Optimal and Equilibrium Transport: Theory and Applications to Economics and Data Science
New York University, New York NY
Investigators
Abstract
This project is about developing some of the novel mathematical tools that are required for the new peer-to-peer economy. Recent years have witnessed the astonishing emergence of online matching platforms (such as Uber, Odesk, Airbnb, OkCupid), where agents seek to team up with each other to exchange various goods and services or form various partnerships. These platforms are provided with massive data on the populations of users, and need to take real-time decisions regarding market clearing, such as imposing surge prices, or suggesting assignments. The goal of this project is to expand the boundaries of a central tool: optimal transport theory, which was initiated in the 18th century but experienced a surge of research activity over the last decade, and which is very relevant for problems in matching, pricing, and data analysis. The project is divided into three separate projects; the first two are related, and the third one is further apart. The first project will define the framework of equilibrium transportation, which extends optimal transport to equilibrium situations. It will focus on the semi-discrete case, where one of the distributions is continuous and the other one is discrete.

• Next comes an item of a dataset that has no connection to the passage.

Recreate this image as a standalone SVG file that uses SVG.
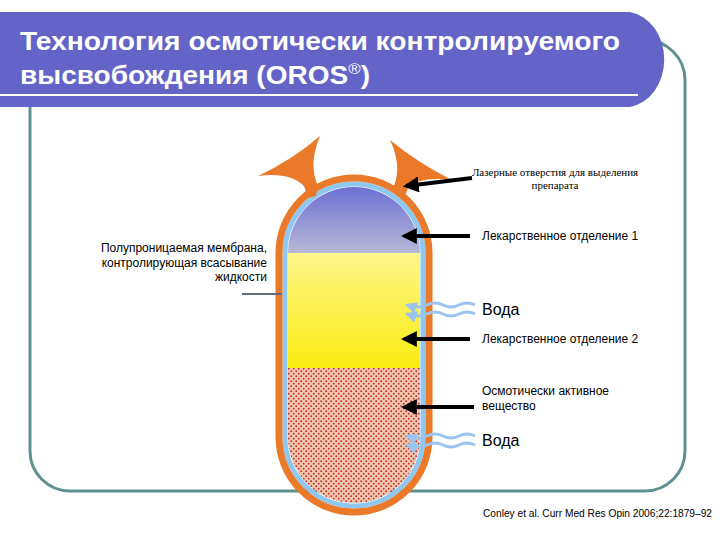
<svg xmlns="http://www.w3.org/2000/svg" width="720" height="540" viewBox="0 0 720 540">
<defs>
<linearGradient id="gb" x1="0" y1="0" x2="0" y2="1"><stop offset="0" stop-color="#5a5ed0"/><stop offset="1" stop-color="#b8b8d8"/></linearGradient>
<linearGradient id="gy" x1="0" y1="0" x2="0" y2="1"><stop offset="0" stop-color="#fdf68a"/><stop offset="1" stop-color="#f8ec10"/></linearGradient>
<pattern id="dots" width="5" height="5" patternUnits="userSpaceOnUse"><rect width="5" height="5" fill="#f0c8a8"/><circle cx="1.2" cy="1.2" r="0.9" fill="#c8203a"/><circle cx="3.7" cy="3.7" r="0.9" fill="#c8203a"/></pattern>
<clipPath id="cap"><path d="M288,253 A66,66 0 0 1 420,253 L420,437 A66,66 0 0 1 288,437 Z"/></clipPath>
<marker id="ah" viewBox="0 0 10 10" refX="8" refY="5" markerWidth="4" markerHeight="4" orient="auto"><path d="M0,0 L10,5 L0,10 Z" fill="#000"/></marker>
<marker id="ab" viewBox="0 0 10 10" refX="8" refY="5" markerWidth="4" markerHeight="4" orient="auto"><path d="M0,0 L10,5 L0,10 Z" fill="#9cc4f0"/></marker>
</defs>
<style>
.lbl{font-family:"Liberation Sans",Arial,sans-serif;font-size:12px;fill:#000}
.ser{font-family:"Liberation Serif","Times New Roman",serif;font-size:11px;fill:#000}
.big{font-family:"Liberation Sans",Arial,sans-serif;font-size:16px;fill:#000}
.arr{stroke:#000;stroke-width:4;marker-end:url(#ah)}
.wav{fill:none;stroke:#9cc4f0;stroke-width:3}
.ttl{font-family:"Liberation Sans",Arial,sans-serif;font-size:25px;font-weight:bold;fill:#fff}
</style>
<rect width="720" height="540" fill="#fff"/>
<rect id="frame" x="30" y="40" width="655" height="451" rx="40" fill="none" stroke="#5f9090" stroke-width="3"/>
<g id="header">
<path d="M0,12 L630,12 A40,48 0 0 1 630,107 L0,107 Z" fill="#6464c8"/>
<line x1="0" y1="95" x2="638" y2="95" stroke="#fff" stroke-width="2"/>
<text class="ttl" x="20" y="50" textLength="600" lengthAdjust="spacingAndGlyphs">Технология осмотически контролируемого</text>
<text class="ttl" x="20" y="84" textLength="350" lengthAdjust="spacingAndGlyphs">высвобождения (OROS<tspan font-size="15" font-weight="normal" dy="-10">®</tspan><tspan dy="10">)</tspan></text>
</g>
<g id="capsule">
<g clip-path="url(#cap)">
<rect x="280" y="170" width="150" height="83" fill="url(#gb)"/>
<rect x="280" y="253" width="150" height="115" fill="url(#gy)"/>
<rect x="280" y="368" width="150" height="150" fill="url(#dots)"/>
</g>
<path d="M285,253 A69,69 0 0 1 423,253 L423,437 A69,69 0 0 1 285,437 Z" fill="none" stroke="#8ec8f0" stroke-width="5"/>
<path d="M279,253 A75,75 0 0 1 429,253 L429,437 A75,75 0 0 1 279,437 Z" fill="none" stroke="#ea7a2a" stroke-width="7"/>
<path d="M308,198 L304,186 Q290,172 258,176 Q292,160 320,136 Q308,165 318,186 L316,196 Z" fill="#ea7a2a"/>
<path d="M397,196 L394,186 Q402,165 390,140 Q418,163 452,180 Q420,176 408,188 L404,198 Z" fill="#ea7a2a"/>
</g>
<g id="connectors">
<line class="arr" x1="472" y1="178" x2="406" y2="186"/>
<line class="arr" x1="470" y1="236" x2="404" y2="236"/>
<line class="arr" x1="470" y1="339" x2="404" y2="339"/>
<line class="arr" x1="474" y1="407" x2="404" y2="407"/>
<line x1="242" y1="294" x2="282" y2="294" stroke="#607080" stroke-width="2"/>
<path class="wav" d="M475,305 q-8,-4 -16,0 t-16,0 t-16,0 t-20,0" marker-end="url(#ab)"/>
<path class="wav" d="M475,314 q-8,-4 -16,0 t-16,0 t-16,0 t-20,0" marker-end="url(#ab)"/>
<path class="wav" d="M475,436 q-8,-4 -16,0 t-16,0 t-16,0 t-20,0" marker-end="url(#ab)"/>
<path class="wav" d="M475,445 q-8,-4 -16,0 t-16,0 t-16,0 t-20,0" marker-end="url(#ab)"/>
</g>
<g id="labels">
<text class="ser" x="555" y="176" text-anchor="middle">Лазерные отверстия для выделения</text>
<text class="ser" x="555" y="189" text-anchor="middle">препарата</text>
<text class="lbl" x="482" y="240">Лекарственное отделение 1</text>
<text class="big" x="482" y="315">Вода</text>
<text class="lbl" x="482" y="343">Лекарственное отделение 2</text>
<text class="lbl" x="482" y="395">Осмотически активное</text>
<text class="lbl" x="482" y="410">вещество</text>
<text class="big" x="482" y="446">Вода</text>
<text class="lbl" x="267" y="252" text-anchor="end">Полупроницаемая мембрана,</text>
<text class="lbl" x="267" y="267" text-anchor="end">контролирующая всасывание</text>
<text class="lbl" x="267" y="281" text-anchor="end">жидкости</text>
<text x="483" y="517" font-family="Liberation Sans,Arial,sans-serif" font-size="10" fill="#000" textLength="229" lengthAdjust="spacingAndGlyphs">Conley et al. Curr Med Res Opin 2006;22:1879–92</text>
</g>
</svg>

In this setting, it will derive analytical properties of the solution such as existence, uniqueness, monotonicity, and lattice structure. This framework is applied to the solution of a problem on the labor market. In another application, it is extended to the case of equilibrium flows on networks. The second project will demonstrate the usefulness of the equilibrium transportation framework for computing equilibrium in markets such as the taxi market, which cannot be modeled as an optimal transport problem since prices are fixed; in this type of markets, demand and supply are balanced by a congestion cost induced by limited availability. The project will derive the properties of the equilibrium, and use the framework to study the surge pricing problem: when demand and supply are uncertain, which price should be set to minimize the expected market inefficiency? The third project will focus on computational challenges brought by the introduction (due to the PI and collaborators) of the notion of vector quantile regression in the statistical literature. The project will focus on iterated projection methods (which have been very successfully applied to classical optimal transport problems) for this new class of problems.